Brian, much appreciated.  I was one of those members unfamiliar with the Type 25 underframe.  I think Canadian Car & Foundry built examples as well, likely under licence.

Ian Cranstone

Osgoode, Ontario, Canada

lamontc@...

http://freightcars.nakina.net


On 2017-07-23, at 3:39 PM, brianleppert@... [STMFC] wrote:

 

Earlier this month there was a brief discussion on a General Electric tank car.  It seemed some members were not familiar with the AC&F Type 25 underframe.  I have added to our Files section a page from an AC&F catalog showing their Type 25 tank car at

   https://groups.yahoo.com/neo/groups/STMFC/files/AC%26F%20Type%2025.jpg

Brian Leppert
Carson City, NV


brianleppert@att.net
 

I need to make a retraction of my Type 25 statement.  Ed Hawkins has informed me that the General Electric tank car is actually an AC&F type 26.  Although there does not seem to be much difference between the two designs, I do notice the Type 26 does not have the "heavy steel diaphragms extending from the center sills at each end of the car".

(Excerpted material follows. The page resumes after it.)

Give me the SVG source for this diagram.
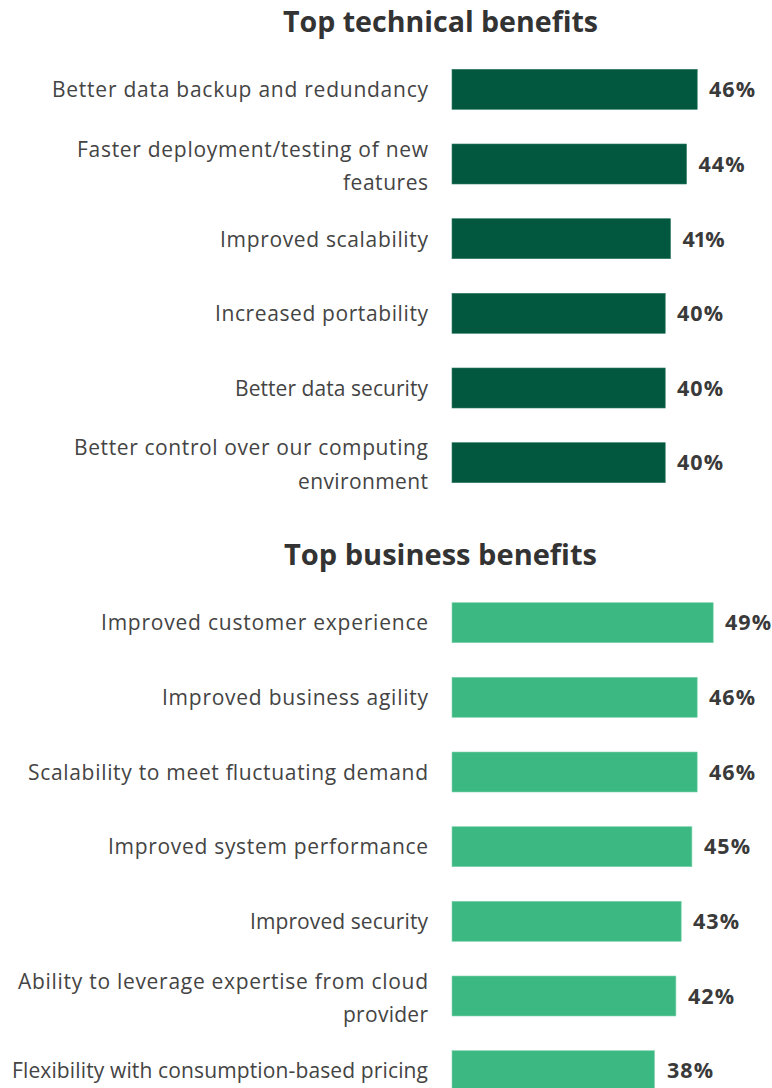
<svg xmlns="http://www.w3.org/2000/svg" width="772" height="1088" viewBox="0 0 772 1088">
<style>
.title{font-family:"Open Sans",Lato,sans-serif;font-weight:700;font-size:29px;fill:#333;text-anchor:middle}
.lbl{font-family:"Open Sans",Lato,sans-serif;font-size:21px;fill:#444;text-anchor:end}
.val{font-family:"Open Sans",Lato,sans-serif;font-weight:700;font-size:21.5px;fill:#3a3a3a}
.dk{fill:#02573f;stroke:#2f7a63;stroke-width:0.6}
.lt{fill:#3cb982;stroke:#7fd3ad;stroke-width:0.6}
</style>
<rect width="772" height="1088" fill="#fff"/>
<text class="title" x="440.5" y="32" textLength="315" lengthAdjust="spacingAndGlyphs">Top technical benefits</text>
<g id="t1"><text class="lbl" x="428" y="97" textLength="376">Better data backup and redundancy</text><rect class="dk" x="452" y="69.3" width="245.2" height="40"/><text class="val" x="709" y="97" textLength="46">46%</text></g>
<g id="t2"><text class="lbl" x="428" y="156.5" textLength="351">Faster deployment/testing of new</text><text class="lbl" x="428" y="190" textLength="85">features</text><rect class="dk" x="452" y="144" width="234.5" height="40"/><text class="val" x="698.5" y="171.5" textLength="46">44%</text></g>
<g id="t3"><text class="lbl" x="428" y="246.5" textLength="208">Improved scalability</text><rect class="dk" x="452" y="218.7" width="218.5" height="40"/><text class="val" x="682.5" y="246.5" textLength="42">41%</text></g>
<g id="t4"><text class="lbl" x="428" y="321" textLength="213">Increased portability</text><rect class="dk" x="452" y="293.3" width="213.2" height="40"/><text class="val" x="677" y="321" textLength="46">40%</text></g>
<g id="t5"><text class="lbl" x="428" y="395.5" textLength="193">Better data security</text><rect class="dk" x="452" y="368" width="213.2" height="40"/><text class="val" x="677" y="395.5" textLength="46">40%</text></g>
<g id="t6"><text class="lbl" x="428" y="455" textLength="354">Better control over our computing</text><text class="lbl" x="428" y="488.5" textLength="130">environment</text><rect class="dk" x="452" y="442.7" width="213.2" height="40"/><text class="val" x="677" y="470" textLength="46">40%</text></g>
<text class="title" x="440.5" y="565" textLength="313" lengthAdjust="spacingAndGlyphs">Top business benefits</text>
<g id="b1"><text class="lbl" x="428" y="630" textLength="327">Improved customer experience</text><rect class="lt" x="452" y="602.7" width="261.2" height="40"/><text class="val" x="725" y="630" textLength="46">49%</text></g>
<g id="b2"><text class="lbl" x="428" y="705" textLength="266">Improved business agility</text><rect class="lt" x="452" y="677.3" width="245.2" height="40"/><text class="val" x="709" y="705" textLength="46">46%</text></g>
<g id="b3"><text class="lbl" x="428" y="779.5" textLength="400">Scalability to meet fluctuating demand</text><rect class="lt" x="452" y="752" width="245.2" height="40"/><text class="val" x="709" y="779.5" textLength="46">46%</text></g>
<g id="b4"><text class="lbl" x="428" y="854" textLength="320">Improved system performance</text><rect class="lt" x="452" y="826.7" width="239.9" height="40"/><text class="val" x="704" y="854" textLength="46">45%</text></g>
<g id="b5"><text class="lbl" x="428" y="929" textLength="178">Improved security</text><rect class="lt" x="452" y="901.3" width="229.2" height="40"/><text class="val" x="693" y="929" textLength="46">43%</text></g>
<g id="b6"><text class="lbl" x="428" y="988.5" textLength="410">Ability to leverage expertise from cloud</text><text class="lbl" x="428" y="1022" textLength="85">provider</text><rect class="lt" x="452" y="976" width="223.9" height="40"/><text class="val" x="688" y="1003.5" textLength="46">42%</text></g>
<g id="b7"><text class="lbl" x="428" y="1078" textLength="416">Flexibility with consumption-based pricing</text><rect class="lt" x="452" y="1050.7" width="202.5" height="40"/><text class="val" x="667" y="1078" textLength="46">38%</text></g>
</svg>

There were only 2 orders for Type 25 cars for the US/Canadian market, totaling 15 tank cars.  The Type 26 design received 22 orders for 546 cars.  In comparison, there were over 1800 Type 27 tanks cars built, as mentioned in Railway Prototype Cyclopedia, vol. 2.

There was also an AC&F Type 25A design.  Not many of these were built.

Another photo of a Type 26 tank car, SCAX 625, appeared on page 70 in Kaminski's American Car & Foundry, 1899-1999 book.

My thanks to Ed Hawkins, who provided an overwhelming amount information to me.